Coach Jim O’Brien wouldn’t want it any other way.
“I don’t want him to have a set-up point guard mentality,” O’Brien said. “You can’t tell a guy like Allen to go away from what’s instinctive.”
The Sixers have won the first three games on a season-long five-game homestand, though this was the first one they wrapped up in regulation.
After sending a game against New Jersey into overtime on a basket in the final seconds, then winning a game against Indiana with a shot at the buzzer, Iverson finished this one off early.
He had five assists in the third quarter, including two straight on baskets to Jackson and Andre Iguodala, that snapped a tie game and led a decisive 17-9 run.
Iverson shook off tendinitis in his left Achilles’ tendon and didn’t seem bothered by a sore left arm hurt after he slammed into the base of the basket late in the third quarter.
An MRI on the ankle Saturday revealed the tendinitis.
“It bothered me throughout the game,” he said. “I tried to keep it as loose as I could.”
It never showed on the court.
O’Brien and Iverson decided during the summer a position switch was necessary to turn Philadelphia into more of an up-tempo, wide-open offense— while keeping the five-time All-Star a scoring threat.
“I’m going to score, that’s what I do,” he said. “I’d be taking something away from my team if I didn’t look to score.”
Grant Hill led the Magic with 18 points, Pat Garrity added 14 and No. 1 draft pick Dwight Howard had 14 rebounds. Steve Francis, who came in averaging 20.8 points on 42 percent shooting, scored 14 points.
Former Saint Joseph’s standout Jameer Nelson scored two points in 16 minutes for the Magic.
Nelson certainly wasn’t forgotten by the fans who made it sound like a Saint Joseph’s game at Hawk Hill whenever he had the ball.

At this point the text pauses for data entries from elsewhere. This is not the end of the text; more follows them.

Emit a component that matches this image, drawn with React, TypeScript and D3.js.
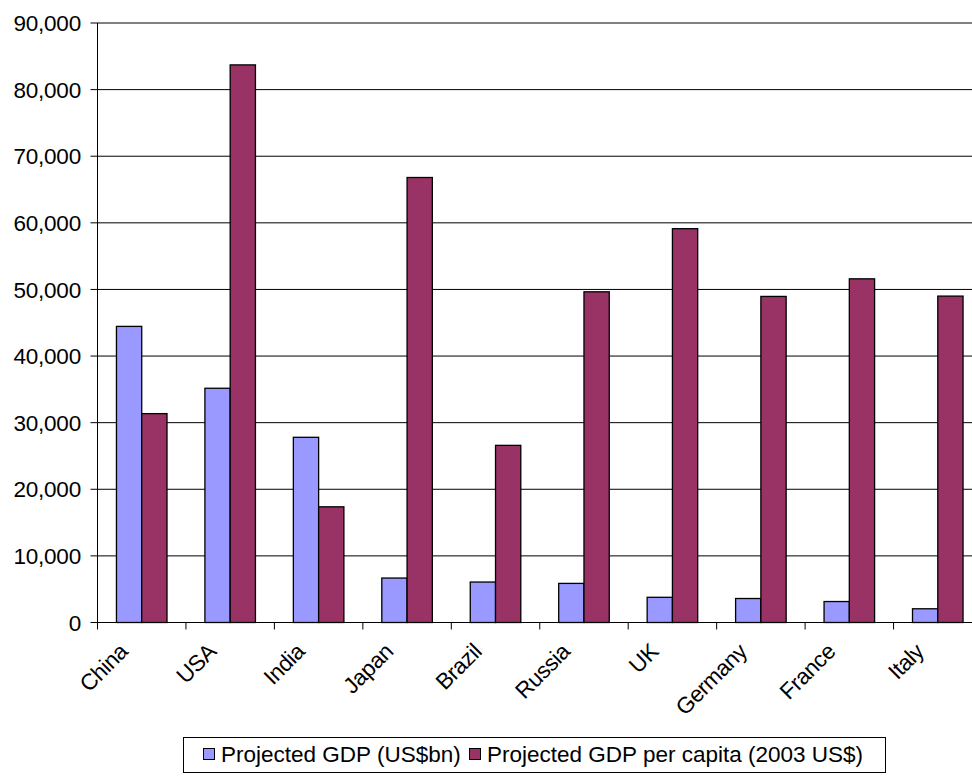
import React from "react";
import * as d3 from "d3";

const countries = ["China", "USA", "India", "Japan", "Brazil", "Russia", "UK", "Germany", "France", "Italy"];
const gdpBn = [44453, 35165, 27803, 6673, 6074, 5870, 3782, 3603, 3148, 2061];
const gdpPerCapita = [31357, 83710, 17366, 66805, 26592, 49646, 59122, 48952, 51594, 49000];
const seriesNames = ["Projected GDP (US$bn)", "Projected GDP per capita (2003 US$)"];
const seriesColors = ["#9999FF", "#993366"];
const yTicks = [0, 10000, 20000, 30000, 40000, 50000, 60000, 70000, 80000, 90000];

const W = 972;
const H = 776;
const plot = { left: 97.5, right: 982, top: 23, bottom: 622.5 };
const FONT = "'Liberation Sans', Arial, sans-serif";
const FS = 22.5;

export default function App() {
  const x = d3.scaleBand<string>().domain(countries).range([plot.left, plot.right]).paddingInner(0).paddingOuter(0);
  // two bars per category with a 150% gap between groups
  const bw = x.bandwidth() / 3.5;
  const gap = (x.bandwidth() - 2 * bw) / 2;
  const y = d3.scaleLinear().domain([0, 90000]).range([plot.bottom, plot.top]);
  const fmt = d3.format(",");
  const series = [gdpBn, gdpPerCapita];

  return (
    <svg width={W} height={H} style={{ position: "absolute", left: 0, top: 0, background: "#fff" }} fontFamily={FONT}>
      <rect x={0} y={0} width={W} height={H} fill="#fff" />
      {/* horizontal gridlines */}
      {yTicks.map((t) => (
        <line key={"g" + t} x1={plot.left} x2={plot.right} y1={y(t)} y2={y(t)} stroke="#000" strokeWidth={1} />
      ))}
      {/* y tick marks + labels */}
      {yTicks.map((t) => (
        <g key={"yt" + t}>
          <line x1={plot.left - 7} x2={plot.left} y1={y(t)} y2={y(t)} stroke="#000" strokeWidth={1} />
          <text x={81} y={y(t)} dy="0.36em" textAnchor="end" fontSize={FS} fill="#000" letterSpacing={-0.2}>
            {fmt(t)}
          </text>
        </g>
      ))}
      {/* bars */}
      {countries.map((c, i) => (
        <g key={c}>
          {series.map((s, k) => (
            <rect
              key={k}
              x={(x(c) as number) + gap + k * bw}
              y={y(s[i])}
              width={bw}
              height={y(0) - y(s[i])}
              fill={seriesColors[k]}
              stroke="#000"
              strokeWidth={1.3}
            />
          ))}
        </g>
      ))}
      {/* axes */}
      <line x1={plot.left} x2={plot.left} y1={plot.top} y2={plot.bottom} stroke="#000" strokeWidth={1} />
      <line x1={plot.left} x2={plot.right} y1={plot.bottom} y2={plot.bottom} stroke="#000" strokeWidth={1} />
      {countries.map((c) => (
        <line key={"xt" + c} x1={x(c) as number} x2={x(c) as number} y1={plot.bottom} y2={plot.bottom + 7} stroke="#000" strokeWidth={1} />
      ))}
      {/* category labels */}
      {countries.map((c) => {
        const cx = (x(c) as number) + x.bandwidth() / 2;
        return (
          <text
            key={"xl" + c}
            transform={`translate(${cx - 24},${plot.bottom + 19}) rotate(-45)`}
            dy="0.72em"
            textAnchor="end"
            fontSize={FS}
            fill="#000"
            letterSpacing={-0.4}
          >
            {c}
          </text>
        );
      })}
      {/* legend */}
      <g>
        <rect x={183.5} y={737.5} width={702} height={35} fill="#fff" stroke="#000" strokeWidth={1} />
        {seriesNames.map((n, k) => {
          const lx = k === 0 ? 203 : 469;
          return (
            <g key={n}>
              <rect x={lx + 0.5} y={748.5} width={11} height={11} fill={seriesColors[k]} stroke="#000" strokeWidth={1} />
              <text x={lx + 18} y={762} fontSize={FS} fill="#000">
                {n}
              </text>
            </g>
          );
        })}
      </g>
    </svg>
  );
}
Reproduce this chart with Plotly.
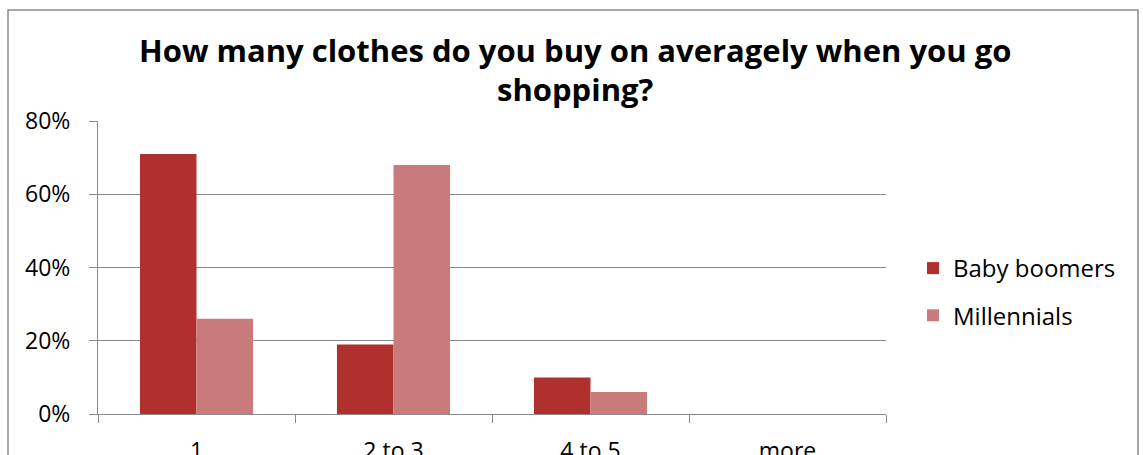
import plotly.graph_objects as go

categories = ["1", "2 to 3", "4 to 5", "more"]
baby_boomers = [0.71, 0.19, 0.10, 0.0]
millennials = [0.26, 0.68, 0.06, 0.0]
y_ticks = [0, 0.2, 0.4, 0.6, 0.8]
title_line1 = "How many clothes do you buy on averagely when you go"
title_line2 = "shopping?"

W, H = 1143, 455
L, R, T, B = 98, 1143 - 886, 121, 455 - 414
PW, PH = W - L - R, H - T - B

def px(x):
    return (x - L) / PW

def py(y):
    return (H - B - y) / PH

FONT = "Open Sans"
GRAY = "#8a8a8a"

fig = go.Figure()
fig.add_trace(go.Bar(
    x=categories, y=baby_boomers, name="Baby boomers",
    marker=dict(color="#b0302e", line=dict(width=0)),
    legendgroup="a",
))
fig.add_trace(go.Bar(
    x=categories, y=millennials, name="Millennials",
    marker=dict(color="#c97b7b", line=dict(width=0)),
    legendgroup="b",
))

fig.update_layout(
    width=W, height=H,
    margin=dict(l=L, r=R, t=T, b=B, autoexpand=False),
    paper_bgcolor="white", plot_bgcolor="white",
    barmode="group", bargap=0.426, bargroupgap=0,
    font=dict(family=FONT, size=23, color="black"),
    showlegend=True,
    legend=dict(
        x=px(913), xanchor="left", y=py(246), yanchor="top",
        font=dict(family=FONT, size=24, color="black"),
        tracegroupgap=13, bgcolor="rgba(0,0,0,0)",
    ),
    xaxis=dict(
        automargin=False,
        showgrid=False, showline=True, linecolor=GRAY, linewidth=1,
        ticks="outside", tickson="boundaries", ticklen=8, tickcolor=GRAY,
        tickfont=dict(family=FONT, size=23, color="black"),
        ticklabelstandoff=16,
    ),
    yaxis=dict(
        automargin=False,
        range=[0, 0.8], tickvals=y_ticks, tickformat=".0%",
        showgrid=True, gridcolor=GRAY, gridwidth=1,
        showline=True, linecolor=GRAY, linewidth=1,
        ticks="outside", ticklen=8, tickcolor=GRAY,
        tickfont=dict(family=FONT, size=23, color="black"),
        ticklabelstandoff=14, zeroline=False,
    ),
    annotations=[
        dict(text="<b>" + title_line1 + "</b>", xref="paper", yref="paper",
             x=px(575), y=py(50), xanchor="center", yanchor="middle",
             showarrow=False, font=dict(family=FONT, size=31, color="black")),
        dict(text="<b>" + title_line2 + "</b>", xref="paper", yref="paper",
             x=px(575), y=py(89), xanchor="center", yanchor="middle",
             showarrow=False, font=dict(family=FONT, size=31, color="black")),
    ],
    shapes=[
        dict(type="rect", xref="paper", yref="paper",
             x0=px(8), x1=px(1138), y0=py(10), y1=py(600),
             line=dict(color=GRAY, width=1.5), fillcolor="rgba(0,0,0,0)",
             layer="below"),
    ],
)

fig.write_html("out.html", config={"displayModeBar": False},
               post_script="document.body.style.margin='0';")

With fans chanting Nelson’s name during pregame warmups, the little guard got a standing ovation when he entered the game late in the first quarter. Iverson slapped him on the back and shook his hand, but Nelson offered no reaction to the wild applause.
Francis fed Nelson a crisp pass in the lane for an easy, right-handed layup with 44 seconds left in the quarter. That was Nelson’s only basket of the game.
“I heard the chants and I really appreciated it,” Nelson said. “I heard them calling my name. That’s those Saint Joe’s fans.”
Saint Joe’s sold more than 1,400 tickets and 14 buses made the short drive down the road from campus to the game.
It was Iverson, though, who gave the fans their money’s worth.
Iverson had perhaps his most consistent game since moving back to point guard this season. He was on target with his shot (12-for-25) and kept his teammates involved, especially two highlight passes to the athletic, high-flying Iguodala. The rookie from Arizona finished with 11 points.
Iverson had a scare in the third when he fell out of bounds driving for a baseline layup and slammed hard into the post. He momentarily bent over and grimaced while shaking his left arm.
He sat out for a couple of minutes, but returned and promptly buried a 16-footer and had an alley-oop assist to Samuel Dalembert.
Dalembert returned to the lineup after missing four games with a hamstring injury. … The Sixers’ 68-60 lead was their first after three quarters this year. … O’Brien was a three-year starter at Saint Joe’s. “I’m thrilled for Jameer and Delonte West,” he said. “They really made every alum proud of what they accomplished.” … Iverson had his 59th career double-double.